WHAT YOU WILL DO
Take every line from the first down to the line with "300, 320, 340];" and set it down exactly, without the pictures.

STORED DATA
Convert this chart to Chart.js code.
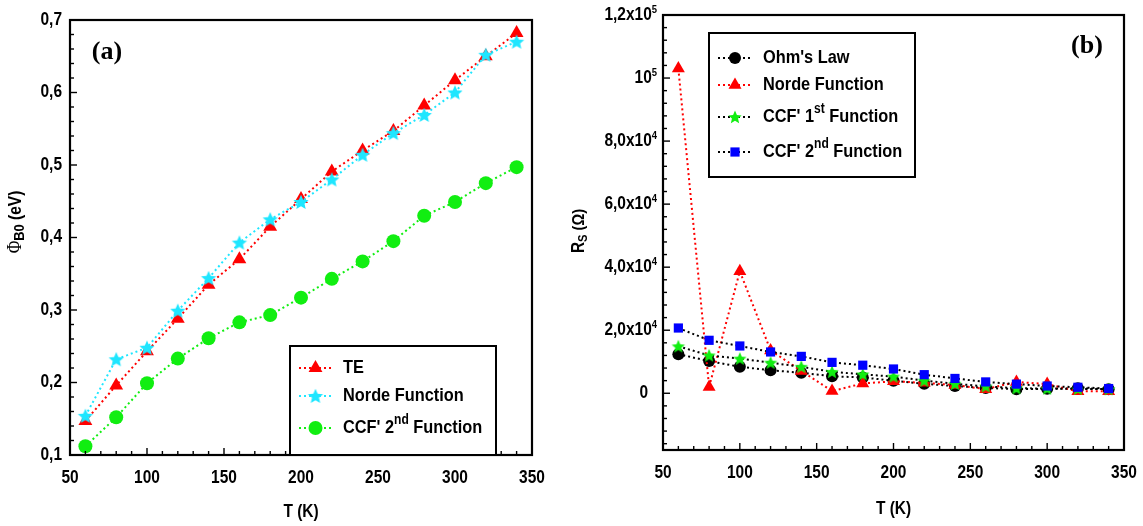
<!DOCTYPE html>
<html>
<head>
<meta charset="utf-8">
<script src="https://cdn.jsdelivr.net/npm/chart.js@4.4.1/dist/chart.umd.min.js"></script>
<style>
  html, body { margin: 0; padding: 0; background: #fff; width: 1143px; height: 526px; overflow: hidden; }
  canvas { position: absolute; top: 0; }
  #panelA { left: 0; }
  #panelB { left: 570px; }
</style>
</head>
<body>
<canvas id="panelA" width="560" height="526"></canvas>
<canvas id="panelB" width="573" height="526"></canvas>
<script>
// Temperature points (K)
const temperatures = [60, 80, 100, 120, 140, 160, 180, 200, 220, 240, 260, 280, 300, 320, 340];

// (a) Zero-bias barrier height (eV)
const barrierTE    = [0.147, 0.196, 0.243, 0.288, 0.335, 0.370, 0.415, 0.453, 0.491, 0.520, 0.547, 0.582, 0.617, 0.650, 0.682];
const barrierNorde = [0.154, 0.232, 0.248, 0.299, 0.344, 0.393, 0.425, 0.449, 0.480, 0.514, 0.544, 0.569, 0.600, 0.652, 0.670];
const barrierCCF2  = [0.112, 0.152, 0.199, 0.233, 0.261, 0.283, 0.293, 0.317, 0.343, 0.367, 0.395, 0.430, 0.449, 0.475, 0.497];

// (b) Series resistance (Ohm)
const rsOhm   = [12400, 10200, 8400, 7300, 6500, 5400, 5000, 4000, 3000, 2300, 1700, 1300, 1400, 1600, 1300];
const rsNorde = [103000, 2000, 38700, 13600, 7100, 700, 3100, 3800, 3300, 2600, 1300, 3600, 2900, 600, 600];
const rsCCF1  = [14900, 12000, 11000, 9700, 8400, 6800, 6000, 5300, 4000, 3000, 2200, 1600, 1500, 1400, 1300];
const rsCCF2  = [20700, 16800, 15000, 13100, 11700, 9800, 8900, 7700, 5900, 4700, 3600, 2900, 2300, 1900, 1500];

// Legend labels: even items are normal text, odd items are superscripts
const legendA = [['TE'], ['Norde Function'], ["CCF' 2", 'nd', ' Function']];
const legendB = [["Ohm's Law"], ['Norde Function'], ["CCF' 1", 'st', ' Function'], ["CCF' 2", 'nd', ' Function']];

// Axis tick values
const tempTicks = [50, 100, 150, 200, 250, 300, 350];
const barrierTicks = [0.1, 0.2, 0.3, 0.4, 0.5, 0.6, 0.7];
const rsTicks = [0, 20000, 40000, 60000, 80000, 100000, 120000];

const SANS = "'Liberation Sans', Arial, sans-serif";
const SERIF = "'Liberation Serif', 'Times New Roman', serif";
const NARROW = 0.86; // horizontal squeeze giving a condensed bold face

function starImage(color, r) {
  const c = document.createElement('canvas');
  const s = Math.ceil(2 * r + 2);
  c.width = s; c.height = s;
  const g = c.getContext('2d');
  g.translate(s / 2, s / 2 + r * 0.08);
  g.beginPath();
  for (let i = 0; i < 10; i++) {
    const rad = i % 2 ? r * 0.46 : r;
    const a = -Math.PI / 2 + i * Math.PI / 5;
    g.lineTo(rad * Math.cos(a), rad * Math.sin(a));
  }
  g.closePath();
  g.fillStyle = color;
  g.fill();
  return c;
}

function points(values) {
  return temperatures.map((t, i) => ({ x: t, y: values[i] }));
}

// Condensed text with alternating normal / superscript parts
function drawRich(ctx, parts, x, y, size, supSize, rise, align) {
  const base = `bold ${size}px ${SANS}`;
  const small = `bold ${supSize}px ${SANS}`;
  let w = 0;
  parts.forEach((p, i) => { ctx.font = i % 2 ? small : base; w += ctx.measureText(p).width; });
  ctx.save();
  ctx.translate(x, y);
  ctx.scale(NARROW, 1);
  let cx = align === 'right' ? -w : align === 'center' ? -w / 2 : 0;
  ctx.textAlign = 'left';
  ctx.textBaseline = 'middle';
  parts.forEach((p, i) => {
    ctx.font = i % 2 ? small : base;
    ctx.fillText(p, cx, i % 2 ? -rise : 0);
    cx += ctx.measureText(p).width;
  });
  ctx.restore();
}

// Closed frame with inward ticks on the bottom and left axes
const frameTicks = {
  id: 'frameTicks',
  afterDatasetsDraw(chart, args, o) {
    const { ctx, chartArea: a, scales: { x, y } } = chart;
    ctx.save();
    ctx.strokeStyle = '#000';
    ctx.lineWidth = 1.4;
    const marks = (scale, minor, ratio, draw) => {
      const k0 = Math.ceil(scale.min / minor - 1e-9), k1 = Math.floor(scale.max / minor + 1e-9);
      for (let k = k0; k <= k1; k++) {
        const p = scale.getPixelForValue(k * minor);
        draw(p, ((k % ratio) + ratio) % ratio === 0 ? 7 : 4);
      }
    };
    marks(x, o.xMinor, o.xRatio, (p, len) => {
      ctx.beginPath(); ctx.moveTo(p, a.bottom); ctx.lineTo(p, a.bottom - len); ctx.stroke();
    });
    marks(y, o.yMinor, o.yRatio, (p, len) => {
      ctx.beginPath(); ctx.moveTo(a.left, p); ctx.lineTo(a.left + len, p); ctx.stroke();
    });
    ctx.lineWidth = 2.2;
    ctx.strokeRect(a.left, a.top, a.right - a.left, a.bottom - a.top);
    ctx.restore();
  }
};

// Tick labels for both axes
const tickLabels = {
  id: 'tickLabels',
  afterDraw(chart, args, o) {
    const { ctx, chartArea: a, scales: { x, y } } = chart;
    ctx.save();
    ctx.fillStyle = '#000';
    tempTicks.forEach(v => drawRich(ctx, [String(v)], x.getPixelForValue(v), a.bottom + 23, 18, 12, 0, 'center'));
    if (o.kind === 'barrier') {
      barrierTicks.forEach(v => drawRich(ctx, [v.toFixed(1).replace('.', ',')], a.left - 8, y.getPixelForValue(v), 18, 12, 0, 'right'));
    } else {
      rsTicks.forEach(v => {
        let parts;
        if (v === 0) parts = ['0'];
        else {
          const e = Math.floor(Math.log10(v) + 1e-9);
          const m = v / Math.pow(10, e);
          parts = Math.abs(m - 1) < 1e-9 ? ['10', String(e)] : [m.toFixed(1).replace('.', ',') + 'x10', String(e)];
        }
        drawRich(ctx, parts, a.left - (v === 0 ? 15 : 6), y.getPixelForValue(v), 18, 11, 5, 'right');
      });
    }
    ctx.restore();
  }
};

// Boxed legend drawn from each dataset's own styles
const legendBox = {
  id: 'legendBox',
  afterDraw(chart, args, o) {
    const ctx = chart.ctx;
    ctx.save();
    ctx.fillStyle = '#fff';
    ctx.fillRect(o.left, o.top, o.width, o.height);
    ctx.lineWidth = 2;
    ctx.strokeStyle = '#000';
    ctx.strokeRect(o.left, o.top, o.width, o.height);
    o.rows.forEach((parts, i) => {
      const ds = chart.data.datasets[i];
      const y = o.top + o.rowY[i];
      ctx.save();
      ctx.setLineDash([2, 3]);
      ctx.lineWidth = 2;
      ctx.strokeStyle = ds.borderColor;
      ctx.beginPath();
      ctx.moveTo(o.left + o.lineFrom, y);
      ctx.lineTo(o.left + o.lineTo, y);
      ctx.stroke();
      ctx.restore();
      ctx.fillStyle = ds.pointBackgroundColor;
      ctx.strokeStyle = ds.pointBackgroundColor;
      Chart.helpers.drawPoint(ctx, { pointStyle: ds.pointStyle, radius: ds.pointRadius, rotation: 0, borderWidth: 0 },
        o.left + (o.lineFrom + o.lineTo) / 2, y);
      ctx.fillStyle = '#000';
      drawRich(ctx, parts, o.left + o.textX, y, 19, 14, 8, 'left');
    });
    ctx.restore();
  }
};

// Panel letter and axis titles
const panelText = {
  id: 'panelText',
  afterDraw(chart, args, o) {
    const { ctx, chartArea: a } = chart;
    ctx.save();
    ctx.fillStyle = '#000';
    ctx.textBaseline = 'middle';
    ctx.textAlign = 'center';
    ctx.font = `bold 26px ${SERIF}`;
    ctx.fillText(o.letter, o.letterX, o.letterY);
    drawRich(ctx, ['T (K)'], (a.left + a.right) / 2, o.xTitleY, 18, 12, 0, 'center');
    // rotated y title: main symbol, subscript, unit
    ctx.translate(o.yTitleX, o.yTitleY);
    ctx.rotate(-Math.PI / 2);
    ctx.scale(NARROW, 1);
    ctx.textAlign = 'left';
    const pieces = o.yTitle;
    let w = 0;
    pieces.forEach(p => { ctx.font = p.font; w += ctx.measureText(p.text).width; });
    let cx = -w / 2;
    pieces.forEach(p => { ctx.font = p.font; ctx.fillText(p.text, cx, p.dy || 0); cx += ctx.measureText(p.text).width; });
    ctx.restore();
  }
};

const baseLine = { showLine: true, borderWidth: 2, borderDash: [2, 3], pointBorderWidth: 0, clip: false };

function axisX(height) {
  return {
    type: 'linear', min: 50, max: 350,
    afterFit: s => { s.height = height; },
    grid: { display: false, drawTicks: false }, border: { display: false },
    ticks: { display: false }
  };
}

const red = '#ff0000', cyan = '#1ee6ff', green = '#11ee11', blue = '#0000ff', black = '#000000';

new Chart(document.getElementById('panelA'), {
  type: 'scatter',
  data: {
    datasets: [
      { ...baseLine, label: 'TE', data: points(barrierTE), borderColor: red, backgroundColor: red,
        pointBackgroundColor: red, pointStyle: 'triangle', pointRadius: 8, order: 1 },
      { ...baseLine, label: 'Norde Function', data: points(barrierNorde), borderColor: cyan, backgroundColor: cyan,
        pointBackgroundColor: cyan, pointStyle: starImage(cyan, 8), pointRadius: 8, order: 0 },
      { ...baseLine, label: "CCF' 2nd Function", data: points(barrierCCF2), borderColor: green, backgroundColor: green,
        pointBackgroundColor: green, pointStyle: 'circle', pointRadius: 7, order: 2 }
    ]
  },
  options: {
    responsive: false, animation: false, devicePixelRatio: 1,
    layout: { padding: { top: 20, right: 28, left: 0, bottom: 0 } },
    plugins: {
      legend: { display: false }, tooltip: { enabled: false },
      frameTicks: { xMinor: 10, xRatio: 5, yMinor: 0.02, yRatio: 5 },
      tickLabels: { kind: 'barrier' },
      legendBox: { left: 290, top: 346, width: 206, height: 109, rowY: [22, 50, 82], lineFrom: 9, lineTo: 42, textX: 53, rows: legendA },
      panelText: {
        letter: '(a)', letterX: 107, letterY: 52, xTitleY: 512, yTitleX: 16, yTitleY: 222,
        yTitle: [
          { text: 'Φ', font: `20px ${SERIF}` },
          { text: 'B0', font: `bold 15px ${SANS}`, dy: 4 },
          { text: ' (eV)', font: `bold 18px ${SANS}` }
        ]
      }
    },
    scales: {
      x: axisX(71),
      y: {
        min: 0.1, max: 0.7,
        afterFit: s => { s.width = 70; },
        grid: { display: false, drawTicks: false }, border: { display: false },
        ticks: { display: false }
      }
    }
  },
  plugins: [frameTicks, tickLabels, legendBox, panelText]
});

new Chart(document.getElementById('panelB'), {
  type: 'scatter',
  data: {
    datasets: [
      { ...baseLine, label: "Ohm's Law", data: points(rsOhm), borderColor: black, backgroundColor: black,
        pointBackgroundColor: black, pointStyle: 'circle', pointRadius: 6, order: 3 },
      { ...baseLine, label: 'Norde Function', data: points(rsNorde), borderColor: red, backgroundColor: red,
        pointBackgroundColor: red, pointStyle: 'triangle', pointRadius: 7.5, order: 2 },
      { ...baseLine, label: "CCF' 1st Function", data: points(rsCCF1), borderColor: black, backgroundColor: green,
        pointBackgroundColor: green, pointStyle: starImage(green, 7), pointRadius: 7, order: 1 },
      { ...baseLine, label: "CCF' 2nd Function", data: points(rsCCF2), borderColor: black, backgroundColor: blue,
        pointBackgroundColor: blue, pointStyle: 'rect', pointRadius: 6.5, order: 0 }
    ]
  },
  options: {
    responsive: false, animation: false, devicePixelRatio: 1,
    layout: { padding: { top: 15, right: 19, left: 0, bottom: 0 } },
    plugins: {
      legend: { display: false }, tooltip: { enabled: false },
      frameTicks: { xMinor: 10, xRatio: 5, yMinor: 4000, yRatio: 5 },
      tickLabels: { kind: 'resistance' },
      legendBox: { left: 139, top: 33, width: 206, height: 144, rowY: [25, 52, 84, 119], lineFrom: 9, lineTo: 43, textX: 54, rows: legendB },
      panelText: {
        letter: '(b)', letterX: 517, letterY: 46, xTitleY: 509, yTitleX: 9, yTitleY: 231,
        yTitle: [
          { text: 'R', font: `bold 18px ${SANS}` },
          { text: 'S', font: `bold 13px ${SANS}`, dy: 4 },
          { text: ' (Ω)', font: `bold 17px ${SANS}` }
        ]
      }
    },
    scales: {
      x: axisX(76),
      y: {
        min: -18000, max: 120000,
        afterFit: s => { s.width = 93; },
        grid: { display: false, drawTicks: false }, border: { display: false },
        ticks: { display: false }
      }
    }
  },
  plugins: [frameTicks, tickLabels, legendBox, panelText]
});
</script>
</body>
</html>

FULL ANSWER
Convert this chart to Chart.js code.
<!DOCTYPE html>
<html>
<head>
<meta charset="utf-8">
<script src="https://cdn.jsdelivr.net/npm/chart.js@4.4.1/dist/chart.umd.min.js"></script>
<style>
  html, body { margin: 0; padding: 0; background: #fff; width: 1143px; height: 526px; overflow: hidden; }
  canvas { position: absolute; top: 0; }
  #panelA { left: 0; }
  #panelB { left: 570px; }
</style>
</head>
<body>
<canvas id="panelA" width="560" height="526"></canvas>
<canvas id="panelB" width="573" height="526"></canvas>
<script>
// Temperature points (K)
const temperatures = [60, 80, 100, 120, 140, 160, 180, 200, 220, 240, 260, 280, 300, 320, 340];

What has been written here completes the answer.